The problem:
In this exercise, print only the lines of the records below from the one with "Convert this chart to Apache ECharts code." through the one with "var yTicks = [0, 10, 1];", inclusive. Pictures are not part of the copy.

Entries from a dataset:
----
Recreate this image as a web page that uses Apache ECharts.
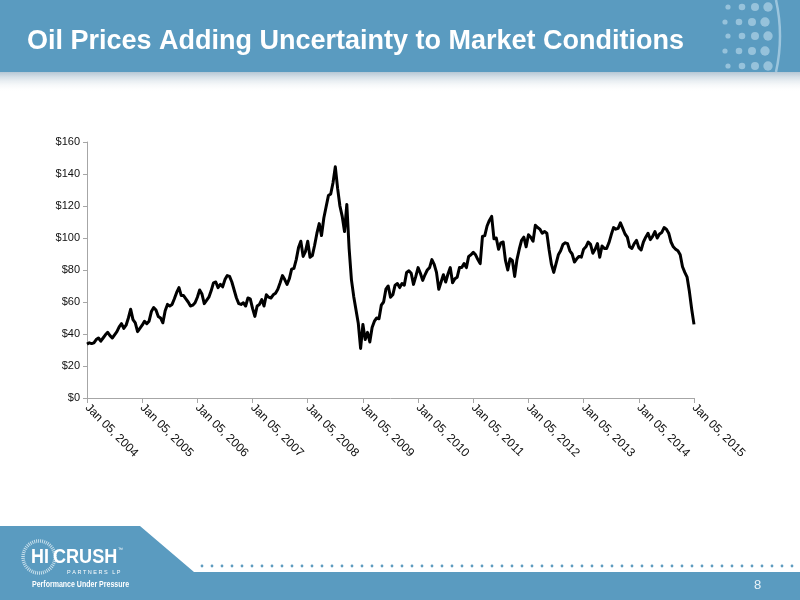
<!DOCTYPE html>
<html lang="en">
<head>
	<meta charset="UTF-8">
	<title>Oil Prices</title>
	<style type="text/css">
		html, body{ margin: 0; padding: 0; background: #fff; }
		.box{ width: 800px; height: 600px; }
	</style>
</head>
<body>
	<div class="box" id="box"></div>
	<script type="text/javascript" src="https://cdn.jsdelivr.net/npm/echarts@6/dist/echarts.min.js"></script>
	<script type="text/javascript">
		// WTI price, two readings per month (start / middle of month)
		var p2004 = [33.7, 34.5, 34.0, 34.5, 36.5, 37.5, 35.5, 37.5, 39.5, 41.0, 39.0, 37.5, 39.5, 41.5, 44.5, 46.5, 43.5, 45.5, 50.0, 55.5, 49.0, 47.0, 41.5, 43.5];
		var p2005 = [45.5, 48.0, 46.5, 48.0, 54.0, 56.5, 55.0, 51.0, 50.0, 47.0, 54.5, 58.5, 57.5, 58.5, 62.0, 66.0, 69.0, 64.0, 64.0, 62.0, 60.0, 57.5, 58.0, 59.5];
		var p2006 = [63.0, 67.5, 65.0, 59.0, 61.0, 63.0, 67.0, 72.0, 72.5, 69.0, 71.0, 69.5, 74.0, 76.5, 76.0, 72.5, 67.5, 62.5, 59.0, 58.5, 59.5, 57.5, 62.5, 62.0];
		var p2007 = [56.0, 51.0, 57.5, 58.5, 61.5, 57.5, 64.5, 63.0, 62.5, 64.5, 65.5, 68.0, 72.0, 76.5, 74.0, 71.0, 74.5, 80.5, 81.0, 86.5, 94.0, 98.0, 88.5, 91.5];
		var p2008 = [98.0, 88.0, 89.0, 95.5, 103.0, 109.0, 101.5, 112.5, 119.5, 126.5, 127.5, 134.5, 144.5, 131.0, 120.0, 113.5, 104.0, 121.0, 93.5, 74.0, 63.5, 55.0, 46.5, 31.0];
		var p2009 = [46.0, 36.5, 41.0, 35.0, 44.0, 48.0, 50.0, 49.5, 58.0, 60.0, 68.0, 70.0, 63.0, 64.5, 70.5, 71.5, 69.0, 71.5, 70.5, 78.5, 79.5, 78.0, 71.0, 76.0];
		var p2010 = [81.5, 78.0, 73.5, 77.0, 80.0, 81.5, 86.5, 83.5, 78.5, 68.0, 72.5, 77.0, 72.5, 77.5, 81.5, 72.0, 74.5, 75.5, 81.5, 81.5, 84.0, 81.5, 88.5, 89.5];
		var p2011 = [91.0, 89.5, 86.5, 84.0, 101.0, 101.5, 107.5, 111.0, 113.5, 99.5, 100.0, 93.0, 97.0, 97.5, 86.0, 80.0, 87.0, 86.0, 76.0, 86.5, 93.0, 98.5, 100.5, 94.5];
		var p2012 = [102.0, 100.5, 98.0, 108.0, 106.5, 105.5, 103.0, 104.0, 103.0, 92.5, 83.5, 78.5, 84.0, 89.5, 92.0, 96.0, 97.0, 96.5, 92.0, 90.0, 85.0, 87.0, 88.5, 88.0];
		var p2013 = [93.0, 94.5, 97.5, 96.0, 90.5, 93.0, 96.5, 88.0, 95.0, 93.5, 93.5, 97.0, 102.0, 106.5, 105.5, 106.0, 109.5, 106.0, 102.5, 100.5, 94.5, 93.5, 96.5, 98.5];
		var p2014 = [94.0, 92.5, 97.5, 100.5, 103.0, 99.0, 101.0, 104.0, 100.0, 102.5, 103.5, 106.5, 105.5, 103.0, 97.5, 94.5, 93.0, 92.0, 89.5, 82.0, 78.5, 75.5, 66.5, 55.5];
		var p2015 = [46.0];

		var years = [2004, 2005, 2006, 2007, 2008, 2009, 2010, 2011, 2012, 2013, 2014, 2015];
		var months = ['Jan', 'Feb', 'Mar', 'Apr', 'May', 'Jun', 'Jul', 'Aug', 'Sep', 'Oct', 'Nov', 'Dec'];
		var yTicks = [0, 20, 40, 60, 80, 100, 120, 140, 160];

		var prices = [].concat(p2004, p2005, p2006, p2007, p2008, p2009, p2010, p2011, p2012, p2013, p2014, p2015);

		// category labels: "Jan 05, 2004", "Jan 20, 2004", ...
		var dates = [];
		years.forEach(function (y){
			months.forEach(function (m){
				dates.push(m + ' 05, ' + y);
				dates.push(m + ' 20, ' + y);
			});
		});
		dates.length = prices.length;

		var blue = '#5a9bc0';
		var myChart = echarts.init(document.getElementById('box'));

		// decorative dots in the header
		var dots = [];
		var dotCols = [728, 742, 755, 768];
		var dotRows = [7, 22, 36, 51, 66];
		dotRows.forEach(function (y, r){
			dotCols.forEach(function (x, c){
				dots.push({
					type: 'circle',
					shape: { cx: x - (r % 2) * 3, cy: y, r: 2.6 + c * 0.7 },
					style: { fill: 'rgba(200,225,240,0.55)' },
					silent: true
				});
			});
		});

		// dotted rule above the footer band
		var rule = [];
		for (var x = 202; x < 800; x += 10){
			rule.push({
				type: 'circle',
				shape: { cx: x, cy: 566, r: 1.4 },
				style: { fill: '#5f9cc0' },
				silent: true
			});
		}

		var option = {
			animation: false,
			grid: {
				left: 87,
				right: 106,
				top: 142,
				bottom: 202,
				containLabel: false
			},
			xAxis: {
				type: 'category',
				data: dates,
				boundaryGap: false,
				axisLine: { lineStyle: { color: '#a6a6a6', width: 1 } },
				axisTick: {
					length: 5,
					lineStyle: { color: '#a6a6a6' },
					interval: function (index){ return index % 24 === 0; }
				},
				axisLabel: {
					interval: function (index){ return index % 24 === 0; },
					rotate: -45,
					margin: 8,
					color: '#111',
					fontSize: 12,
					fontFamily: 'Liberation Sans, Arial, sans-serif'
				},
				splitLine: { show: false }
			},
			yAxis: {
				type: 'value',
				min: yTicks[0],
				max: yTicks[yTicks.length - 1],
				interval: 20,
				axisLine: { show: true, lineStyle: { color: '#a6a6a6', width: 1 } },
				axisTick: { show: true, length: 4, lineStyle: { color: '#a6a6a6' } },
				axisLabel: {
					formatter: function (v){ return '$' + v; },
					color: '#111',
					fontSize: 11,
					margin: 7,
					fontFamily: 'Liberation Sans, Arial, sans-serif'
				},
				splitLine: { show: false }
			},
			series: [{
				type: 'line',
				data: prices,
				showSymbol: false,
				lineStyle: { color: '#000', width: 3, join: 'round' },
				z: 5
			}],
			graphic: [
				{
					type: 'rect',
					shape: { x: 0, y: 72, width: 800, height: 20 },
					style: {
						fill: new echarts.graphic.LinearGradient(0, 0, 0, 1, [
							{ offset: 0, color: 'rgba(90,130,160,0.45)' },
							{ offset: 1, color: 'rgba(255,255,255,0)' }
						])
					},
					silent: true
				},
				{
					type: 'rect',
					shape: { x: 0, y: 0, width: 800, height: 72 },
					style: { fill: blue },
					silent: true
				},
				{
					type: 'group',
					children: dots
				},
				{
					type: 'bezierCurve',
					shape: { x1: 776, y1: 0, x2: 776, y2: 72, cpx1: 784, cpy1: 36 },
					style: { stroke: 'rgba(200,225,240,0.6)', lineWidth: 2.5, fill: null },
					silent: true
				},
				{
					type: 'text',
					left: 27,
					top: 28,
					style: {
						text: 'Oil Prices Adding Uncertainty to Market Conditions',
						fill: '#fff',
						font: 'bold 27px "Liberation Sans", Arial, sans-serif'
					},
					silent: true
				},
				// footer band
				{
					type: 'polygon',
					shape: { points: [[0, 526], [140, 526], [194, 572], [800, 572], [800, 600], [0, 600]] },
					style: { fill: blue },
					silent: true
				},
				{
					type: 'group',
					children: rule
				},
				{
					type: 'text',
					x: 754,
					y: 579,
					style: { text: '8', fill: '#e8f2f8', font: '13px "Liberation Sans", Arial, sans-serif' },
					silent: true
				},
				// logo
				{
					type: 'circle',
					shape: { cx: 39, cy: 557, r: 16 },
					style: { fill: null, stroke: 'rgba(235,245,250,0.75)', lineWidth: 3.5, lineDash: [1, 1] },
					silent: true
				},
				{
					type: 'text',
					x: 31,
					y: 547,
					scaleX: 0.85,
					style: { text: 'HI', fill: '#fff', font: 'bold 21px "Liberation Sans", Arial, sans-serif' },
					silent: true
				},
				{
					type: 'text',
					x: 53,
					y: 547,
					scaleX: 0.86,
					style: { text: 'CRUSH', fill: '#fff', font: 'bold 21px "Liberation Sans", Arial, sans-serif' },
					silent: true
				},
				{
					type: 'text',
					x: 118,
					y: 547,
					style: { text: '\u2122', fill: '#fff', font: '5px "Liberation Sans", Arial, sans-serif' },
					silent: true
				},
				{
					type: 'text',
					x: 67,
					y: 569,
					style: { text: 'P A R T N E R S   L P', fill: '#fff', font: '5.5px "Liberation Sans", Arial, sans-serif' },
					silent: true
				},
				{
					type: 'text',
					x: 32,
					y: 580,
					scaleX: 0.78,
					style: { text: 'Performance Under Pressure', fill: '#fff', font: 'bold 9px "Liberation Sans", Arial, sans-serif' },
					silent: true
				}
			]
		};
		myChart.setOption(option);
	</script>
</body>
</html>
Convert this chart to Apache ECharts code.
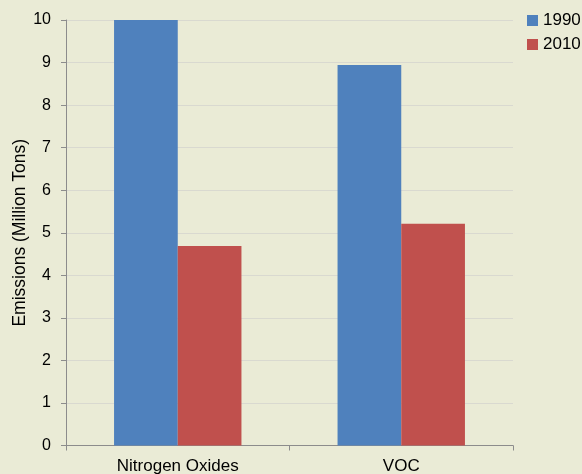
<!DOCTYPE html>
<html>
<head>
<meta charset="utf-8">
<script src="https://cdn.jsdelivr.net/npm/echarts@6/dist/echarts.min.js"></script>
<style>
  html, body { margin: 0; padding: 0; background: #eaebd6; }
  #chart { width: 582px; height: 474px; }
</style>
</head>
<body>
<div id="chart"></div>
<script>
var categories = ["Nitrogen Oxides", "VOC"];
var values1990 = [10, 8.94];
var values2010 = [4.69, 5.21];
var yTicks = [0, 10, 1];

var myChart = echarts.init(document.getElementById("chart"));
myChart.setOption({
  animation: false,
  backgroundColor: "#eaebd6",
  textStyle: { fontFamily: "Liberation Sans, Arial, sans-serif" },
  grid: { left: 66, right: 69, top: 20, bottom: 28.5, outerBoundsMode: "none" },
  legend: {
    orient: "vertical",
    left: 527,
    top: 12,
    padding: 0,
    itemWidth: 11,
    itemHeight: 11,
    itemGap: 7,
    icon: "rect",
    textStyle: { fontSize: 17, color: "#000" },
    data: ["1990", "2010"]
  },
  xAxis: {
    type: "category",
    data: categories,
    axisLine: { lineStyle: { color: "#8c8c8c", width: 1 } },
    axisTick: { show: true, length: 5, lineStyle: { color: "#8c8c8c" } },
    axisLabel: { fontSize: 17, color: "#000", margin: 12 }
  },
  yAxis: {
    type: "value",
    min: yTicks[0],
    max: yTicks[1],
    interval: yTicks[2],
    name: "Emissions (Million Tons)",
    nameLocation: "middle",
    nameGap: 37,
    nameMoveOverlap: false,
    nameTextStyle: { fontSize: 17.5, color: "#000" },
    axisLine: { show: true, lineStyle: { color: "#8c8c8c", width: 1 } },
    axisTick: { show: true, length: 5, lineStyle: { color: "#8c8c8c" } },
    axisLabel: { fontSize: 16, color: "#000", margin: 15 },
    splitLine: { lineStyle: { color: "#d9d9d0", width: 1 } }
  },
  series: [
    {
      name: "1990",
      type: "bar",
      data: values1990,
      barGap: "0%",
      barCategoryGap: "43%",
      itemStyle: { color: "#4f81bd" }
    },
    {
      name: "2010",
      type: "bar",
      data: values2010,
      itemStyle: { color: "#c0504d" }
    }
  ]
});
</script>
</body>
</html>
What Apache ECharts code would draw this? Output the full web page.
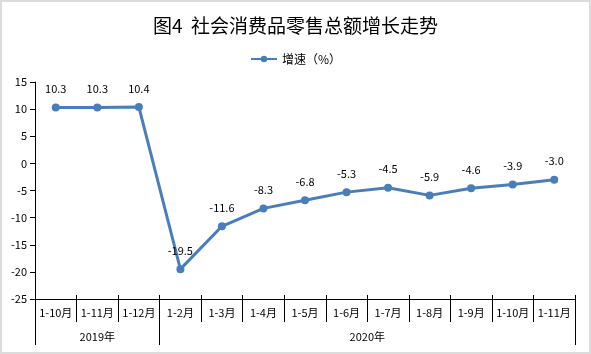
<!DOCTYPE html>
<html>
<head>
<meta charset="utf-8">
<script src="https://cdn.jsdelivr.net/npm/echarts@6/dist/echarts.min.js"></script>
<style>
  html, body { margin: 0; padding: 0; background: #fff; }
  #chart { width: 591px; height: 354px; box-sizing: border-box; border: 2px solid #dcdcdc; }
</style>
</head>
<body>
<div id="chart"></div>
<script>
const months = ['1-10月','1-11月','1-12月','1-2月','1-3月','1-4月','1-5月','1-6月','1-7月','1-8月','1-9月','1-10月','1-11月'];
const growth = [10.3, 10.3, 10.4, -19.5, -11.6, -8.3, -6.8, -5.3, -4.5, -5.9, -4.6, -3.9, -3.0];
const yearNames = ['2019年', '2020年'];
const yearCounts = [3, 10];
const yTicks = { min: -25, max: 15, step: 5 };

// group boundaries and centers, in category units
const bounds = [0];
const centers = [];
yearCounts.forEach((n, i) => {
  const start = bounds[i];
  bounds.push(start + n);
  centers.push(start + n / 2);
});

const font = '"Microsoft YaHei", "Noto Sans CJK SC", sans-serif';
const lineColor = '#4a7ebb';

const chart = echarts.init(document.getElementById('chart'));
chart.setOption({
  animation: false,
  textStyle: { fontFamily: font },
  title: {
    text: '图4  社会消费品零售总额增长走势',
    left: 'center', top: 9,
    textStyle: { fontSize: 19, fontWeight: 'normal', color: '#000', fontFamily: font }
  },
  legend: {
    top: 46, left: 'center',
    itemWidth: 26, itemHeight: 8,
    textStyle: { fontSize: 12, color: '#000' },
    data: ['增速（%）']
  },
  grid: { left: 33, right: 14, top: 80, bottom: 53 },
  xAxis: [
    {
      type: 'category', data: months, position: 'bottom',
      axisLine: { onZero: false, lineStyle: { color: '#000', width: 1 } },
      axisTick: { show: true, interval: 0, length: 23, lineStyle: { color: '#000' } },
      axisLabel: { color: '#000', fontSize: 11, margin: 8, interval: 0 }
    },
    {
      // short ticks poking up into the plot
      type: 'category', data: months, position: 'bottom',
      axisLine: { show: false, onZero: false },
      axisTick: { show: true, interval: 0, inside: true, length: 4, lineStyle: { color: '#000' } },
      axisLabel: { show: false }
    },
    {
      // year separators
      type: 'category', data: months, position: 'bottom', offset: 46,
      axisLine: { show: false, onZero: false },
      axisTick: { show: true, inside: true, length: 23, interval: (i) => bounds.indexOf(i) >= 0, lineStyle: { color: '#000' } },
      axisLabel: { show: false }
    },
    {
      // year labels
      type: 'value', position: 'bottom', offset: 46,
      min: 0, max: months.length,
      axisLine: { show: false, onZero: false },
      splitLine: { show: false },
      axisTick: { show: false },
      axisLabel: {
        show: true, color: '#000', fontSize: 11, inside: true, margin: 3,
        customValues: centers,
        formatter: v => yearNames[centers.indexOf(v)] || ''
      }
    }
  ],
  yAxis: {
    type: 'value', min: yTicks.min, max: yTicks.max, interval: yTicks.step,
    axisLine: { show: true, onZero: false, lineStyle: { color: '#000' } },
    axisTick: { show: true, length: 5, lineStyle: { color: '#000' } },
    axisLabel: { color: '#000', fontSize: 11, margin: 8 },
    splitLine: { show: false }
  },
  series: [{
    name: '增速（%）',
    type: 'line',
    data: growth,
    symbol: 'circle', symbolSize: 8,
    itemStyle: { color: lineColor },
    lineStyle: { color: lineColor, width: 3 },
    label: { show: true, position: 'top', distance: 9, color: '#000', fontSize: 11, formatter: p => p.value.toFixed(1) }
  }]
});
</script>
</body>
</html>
----
Result below:
Convert this chart to Apache ECharts code.
<!DOCTYPE html>
<html>
<head>
<meta charset="utf-8">
<script src="https://cdn.jsdelivr.net/npm/echarts@6/dist/echarts.min.js"></script>
<style>
  html, body { margin: 0; padding: 0; background: #eaebd6; }
  #chart { width: 582px; height: 474px; }
</style>
</head>
<body>
<div id="chart"></div>
<script>
var categories = ["Nitrogen Oxides", "VOC"];
var values1990 = [10, 8.94];
var values2010 = [4.69, 5.21];
var yTicks = [0, 10, 1];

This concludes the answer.